| WRITTEN EXERCISE |
Skip the pictures and extract all of the lines exactly as written.

=-=-=-=-=

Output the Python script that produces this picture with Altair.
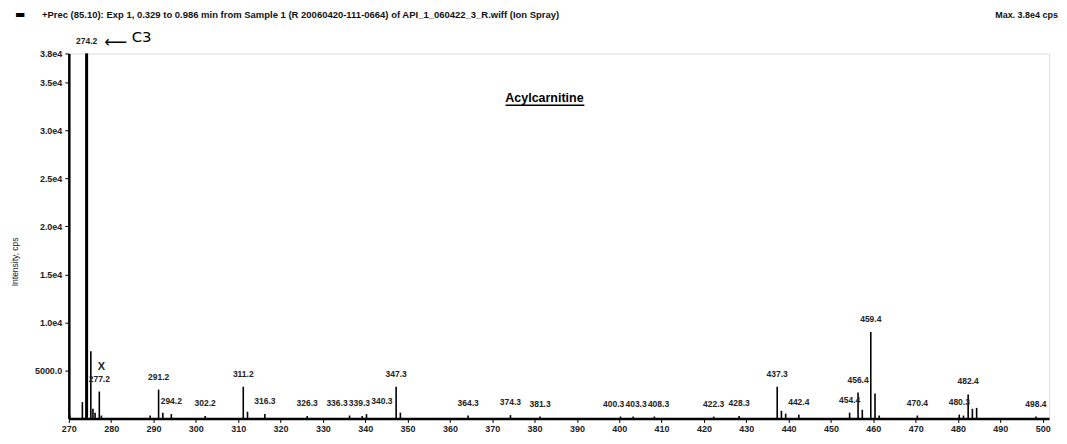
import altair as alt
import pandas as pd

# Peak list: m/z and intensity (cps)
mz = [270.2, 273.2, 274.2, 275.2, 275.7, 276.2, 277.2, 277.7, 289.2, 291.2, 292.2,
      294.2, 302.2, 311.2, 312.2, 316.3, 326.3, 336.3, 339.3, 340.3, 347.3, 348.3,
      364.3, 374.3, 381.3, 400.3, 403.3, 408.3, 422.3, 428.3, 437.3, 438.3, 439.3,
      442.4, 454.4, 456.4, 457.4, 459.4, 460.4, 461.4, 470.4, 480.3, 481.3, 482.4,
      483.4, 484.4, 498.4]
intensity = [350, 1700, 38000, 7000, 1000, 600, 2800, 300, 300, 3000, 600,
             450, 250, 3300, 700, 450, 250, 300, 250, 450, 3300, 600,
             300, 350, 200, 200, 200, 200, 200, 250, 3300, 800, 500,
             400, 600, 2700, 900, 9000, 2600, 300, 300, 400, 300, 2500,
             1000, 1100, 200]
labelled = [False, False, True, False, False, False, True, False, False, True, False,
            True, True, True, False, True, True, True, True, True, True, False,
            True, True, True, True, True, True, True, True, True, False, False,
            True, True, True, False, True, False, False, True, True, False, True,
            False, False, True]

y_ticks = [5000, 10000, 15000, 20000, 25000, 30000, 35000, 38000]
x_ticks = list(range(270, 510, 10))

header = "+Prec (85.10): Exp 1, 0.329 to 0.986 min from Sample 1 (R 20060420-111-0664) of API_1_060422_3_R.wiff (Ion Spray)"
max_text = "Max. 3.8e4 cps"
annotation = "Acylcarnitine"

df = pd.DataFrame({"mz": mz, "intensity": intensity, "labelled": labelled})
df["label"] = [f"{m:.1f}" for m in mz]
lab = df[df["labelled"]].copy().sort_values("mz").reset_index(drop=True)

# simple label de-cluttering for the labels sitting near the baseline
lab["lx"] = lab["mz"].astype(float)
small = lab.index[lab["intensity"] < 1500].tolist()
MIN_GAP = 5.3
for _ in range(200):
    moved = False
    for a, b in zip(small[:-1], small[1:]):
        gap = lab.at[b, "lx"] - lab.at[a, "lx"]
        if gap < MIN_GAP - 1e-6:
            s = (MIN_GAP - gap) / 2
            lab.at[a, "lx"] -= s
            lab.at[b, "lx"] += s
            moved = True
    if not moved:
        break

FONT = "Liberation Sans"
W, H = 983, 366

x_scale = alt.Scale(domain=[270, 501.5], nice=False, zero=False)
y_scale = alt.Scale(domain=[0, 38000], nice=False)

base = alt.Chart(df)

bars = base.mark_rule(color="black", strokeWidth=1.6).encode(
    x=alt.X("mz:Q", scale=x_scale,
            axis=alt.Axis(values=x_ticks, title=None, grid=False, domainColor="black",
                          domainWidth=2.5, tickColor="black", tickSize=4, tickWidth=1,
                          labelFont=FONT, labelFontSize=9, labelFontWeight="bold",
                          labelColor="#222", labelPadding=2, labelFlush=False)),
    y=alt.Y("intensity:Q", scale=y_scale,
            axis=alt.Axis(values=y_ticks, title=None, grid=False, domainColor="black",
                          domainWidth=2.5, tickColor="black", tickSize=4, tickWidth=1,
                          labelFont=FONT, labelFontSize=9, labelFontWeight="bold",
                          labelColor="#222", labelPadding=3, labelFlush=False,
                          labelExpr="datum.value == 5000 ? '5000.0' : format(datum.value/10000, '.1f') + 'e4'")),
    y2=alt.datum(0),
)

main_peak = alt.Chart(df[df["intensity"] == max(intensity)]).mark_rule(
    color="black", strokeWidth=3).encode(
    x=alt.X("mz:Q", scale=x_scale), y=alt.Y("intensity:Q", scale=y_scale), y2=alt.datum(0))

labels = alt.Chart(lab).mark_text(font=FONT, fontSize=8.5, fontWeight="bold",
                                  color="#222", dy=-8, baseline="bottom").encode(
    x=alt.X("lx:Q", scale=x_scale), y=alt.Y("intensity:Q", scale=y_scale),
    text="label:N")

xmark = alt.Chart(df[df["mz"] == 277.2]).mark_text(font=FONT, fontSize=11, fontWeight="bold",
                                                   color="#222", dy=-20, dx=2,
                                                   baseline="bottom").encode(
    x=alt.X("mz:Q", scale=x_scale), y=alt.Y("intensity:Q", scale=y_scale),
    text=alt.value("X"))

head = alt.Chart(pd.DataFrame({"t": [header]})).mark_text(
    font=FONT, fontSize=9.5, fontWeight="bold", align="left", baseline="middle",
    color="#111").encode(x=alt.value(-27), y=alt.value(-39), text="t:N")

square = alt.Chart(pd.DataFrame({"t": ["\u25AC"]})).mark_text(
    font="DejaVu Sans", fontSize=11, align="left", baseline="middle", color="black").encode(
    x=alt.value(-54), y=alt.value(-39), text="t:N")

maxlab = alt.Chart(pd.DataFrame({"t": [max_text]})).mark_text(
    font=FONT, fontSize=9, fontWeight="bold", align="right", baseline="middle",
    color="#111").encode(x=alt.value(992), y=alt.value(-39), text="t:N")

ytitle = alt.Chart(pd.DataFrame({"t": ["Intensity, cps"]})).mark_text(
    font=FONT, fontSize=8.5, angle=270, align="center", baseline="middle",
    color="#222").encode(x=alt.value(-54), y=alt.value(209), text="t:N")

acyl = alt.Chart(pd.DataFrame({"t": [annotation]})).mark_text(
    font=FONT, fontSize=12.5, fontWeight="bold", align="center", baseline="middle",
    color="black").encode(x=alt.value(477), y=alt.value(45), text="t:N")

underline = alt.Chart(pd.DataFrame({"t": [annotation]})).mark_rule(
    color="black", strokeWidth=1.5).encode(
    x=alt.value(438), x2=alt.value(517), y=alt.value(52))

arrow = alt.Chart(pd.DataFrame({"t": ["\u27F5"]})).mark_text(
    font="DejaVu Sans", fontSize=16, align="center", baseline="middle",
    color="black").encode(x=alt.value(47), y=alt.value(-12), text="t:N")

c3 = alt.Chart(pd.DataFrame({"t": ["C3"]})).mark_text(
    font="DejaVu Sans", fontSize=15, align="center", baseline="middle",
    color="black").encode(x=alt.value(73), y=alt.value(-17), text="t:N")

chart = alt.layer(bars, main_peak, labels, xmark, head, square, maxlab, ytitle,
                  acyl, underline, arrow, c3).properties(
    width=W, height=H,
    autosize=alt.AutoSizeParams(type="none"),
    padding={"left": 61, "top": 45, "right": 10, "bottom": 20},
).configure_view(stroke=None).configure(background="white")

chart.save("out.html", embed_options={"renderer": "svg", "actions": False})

=-=-=-=-=

| SOLUTION |
Output the Python script that produces this picture with Altair.
import altair as alt
import pandas as pd

# Peak list: m/z and intensity (cps)
mz = [270.2, 273.2, 274.2, 275.2, 275.7, 276.2, 277.2, 277.7, 289.2, 291.2, 292.2,
      294.2, 302.2, 311.2, 312.2, 316.3, 326.3, 336.3, 339.3, 340.3, 347.3, 348.3,
      364.3, 374.3, 381.3, 400.3, 403.3, 408.3, 422.3, 428.3, 437.3, 438.3, 439.3,
      442.4, 454.4, 456.4, 457.4, 459.4, 460.4, 461.4, 470.4, 480.3, 481.3, 482.4,
      483.4, 484.4, 498.4]
intensity = [350, 1700, 38000, 7000, 1000, 600, 2800, 300, 300, 3000, 600,
             450, 250, 3300, 700, 450, 250, 300, 250, 450, 3300, 600,
             300, 350, 200, 200, 200, 200, 200, 250, 3300, 800, 500,
             400, 600, 2700, 900, 9000, 2600, 300, 300, 400, 300, 2500,
             1000, 1100, 200]
labelled = [False, False, True, False, False, False, True, False, False, True, False,
            True, True, True, False, True, True, True, True, True, True, False,
            True, True, True, True, True, True, True, True, True, False, False,
            True, True, True, False, True, False, False, True, True, False, True,
            False, False, True]

y_ticks = [5000, 10000, 15000, 20000, 25000, 30000, 35000, 38000]
x_ticks = list(range(270, 510, 10))

header = "+Prec (85.10): Exp 1, 0.329 to 0.986 min from Sample 1 (R 20060420-111-0664) of API_1_060422_3_R.wiff (Ion Spray)"
max_text = "Max. 3.8e4 cps"
annotation = "Acylcarnitine"

df = pd.DataFrame({"mz": mz, "intensity": intensity, "labelled": labelled})
df["label"] = [f"{m:.1f}" for m in mz]
lab = df[df["labelled"]].copy().sort_values("mz").reset_index(drop=True)

# simple label de-cluttering for the labels sitting near the baseline
lab["lx"] = lab["mz"].astype(float)
small = lab.index[lab["intensity"] < 1500].tolist()
MIN_GAP = 5.3
for _ in range(200):
    moved = False
    for a, b in zip(small[:-1], small[1:]):
        gap = lab.at[b, "lx"] - lab.at[a, "lx"]
        if gap < MIN_GAP - 1e-6:
            s = (MIN_GAP - gap) / 2
            lab.at[a, "lx"] -= s
            lab.at[b, "lx"] += s
            moved = True
    if not moved:
        break

FONT = "Liberation Sans"
W, H = 983, 366

x_scale = alt.Scale(domain=[270, 501.5], nice=False, zero=False)
y_scale = alt.Scale(domain=[0, 38000], nice=False)

base = alt.Chart(df)

bars = base.mark_rule(color="black", strokeWidth=1.6).encode(
    x=alt.X("mz:Q", scale=x_scale,
            axis=alt.Axis(values=x_ticks, title=None, grid=False, domainColor="black",
                          domainWidth=2.5, tickColor="black", tickSize=4, tickWidth=1,
                          labelFont=FONT, labelFontSize=9, labelFontWeight="bold",
                          labelColor="#222", labelPadding=2, labelFlush=False)),
    y=alt.Y("intensity:Q", scale=y_scale,
            axis=alt.Axis(values=y_ticks, title=None, grid=False, domainColor="black",
                          domainWidth=2.5, tickColor="black", tickSize=4, tickWidth=1,
                          labelFont=FONT, labelFontSize=9, labelFontWeight="bold",
                          labelColor="#222", labelPadding=3, labelFlush=False,
                          labelExpr="datum.value == 5000 ? '5000.0' : format(datum.value/10000, '.1f') + 'e4'")),
    y2=alt.datum(0),
)

main_peak = alt.Chart(df[df["intensity"] == max(intensity)]).mark_rule(
    color="black", strokeWidth=3).encode(
    x=alt.X("mz:Q", scale=x_scale), y=alt.Y("intensity:Q", scale=y_scale), y2=alt.datum(0))

labels = alt.Chart(lab).mark_text(font=FONT, fontSize=8.5, fontWeight="bold",
                                  color="#222", dy=-8, baseline="bottom").encode(
    x=alt.X("lx:Q", scale=x_scale), y=alt.Y("intensity:Q", scale=y_scale),
    text="label:N")

xmark = alt.Chart(df[df["mz"] == 277.2]).mark_text(font=FONT, fontSize=11, fontWeight="bold",
                                                   color="#222", dy=-20, dx=2,
                                                   baseline="bottom").encode(
    x=alt.X("mz:Q", scale=x_scale), y=alt.Y("intensity:Q", scale=y_scale),
    text=alt.value("X"))

head = alt.Chart(pd.DataFrame({"t": [header]})).mark_text(
    font=FONT, fontSize=9.5, fontWeight="bold", align="left", baseline="middle",
    color="#111").encode(x=alt.value(-27), y=alt.value(-39), text="t:N")

square = alt.Chart(pd.DataFrame({"t": ["\u25AC"]})).mark_text(
    font="DejaVu Sans", fontSize=11, align="left", baseline="middle", color="black").encode(
    x=alt.value(-54), y=alt.value(-39), text="t:N")

maxlab = alt.Chart(pd.DataFrame({"t": [max_text]})).mark_text(
    font=FONT, fontSize=9, fontWeight="bold", align="right", baseline="middle",
    color="#111").encode(x=alt.value(992), y=alt.value(-39), text="t:N")

ytitle = alt.Chart(pd.DataFrame({"t": ["Intensity, cps"]})).mark_text(
    font=FONT, fontSize=8.5, angle=270, align="center", baseline="middle",
    color="#222").encode(x=alt.value(-54), y=alt.value(209), text="t:N")

acyl = alt.Chart(pd.DataFrame({"t": [annotation]})).mark_text(
    font=FONT, fontSize=12.5, fontWeight="bold", align="center", baseline="middle",
    color="black").encode(x=alt.value(477), y=alt.value(45), text="t:N")

underline = alt.Chart(pd.DataFrame({"t": [annotation]})).mark_rule(
    color="black", strokeWidth=1.5).encode(
    x=alt.value(438), x2=alt.value(517), y=alt.value(52))

arrow = alt.Chart(pd.DataFrame({"t": ["\u27F5"]})).mark_text(
    font="DejaVu Sans", fontSize=16, align="center", baseline="middle",
    color="black").encode(x=alt.value(47), y=alt.value(-12), text="t:N")

c3 = alt.Chart(pd.DataFrame({"t": ["C3"]})).mark_text(
    font="DejaVu Sans", fontSize=15, align="center", baseline="middle",
    color="black").encode(x=alt.value(73), y=alt.value(-17), text="t:N")

chart = alt.layer(bars, main_peak, labels, xmark, head, square, maxlab, ytitle,
                  acyl, underline, arrow, c3).properties(
    width=W, height=H,
    autosize=alt.AutoSizeParams(type="none"),
    padding={"left": 61, "top": 45, "right": 10, "bottom": 20},
).configure_view(stroke=None).configure(background="white")

chart.save("out.html", embed_options={"renderer": "svg", "actions": False})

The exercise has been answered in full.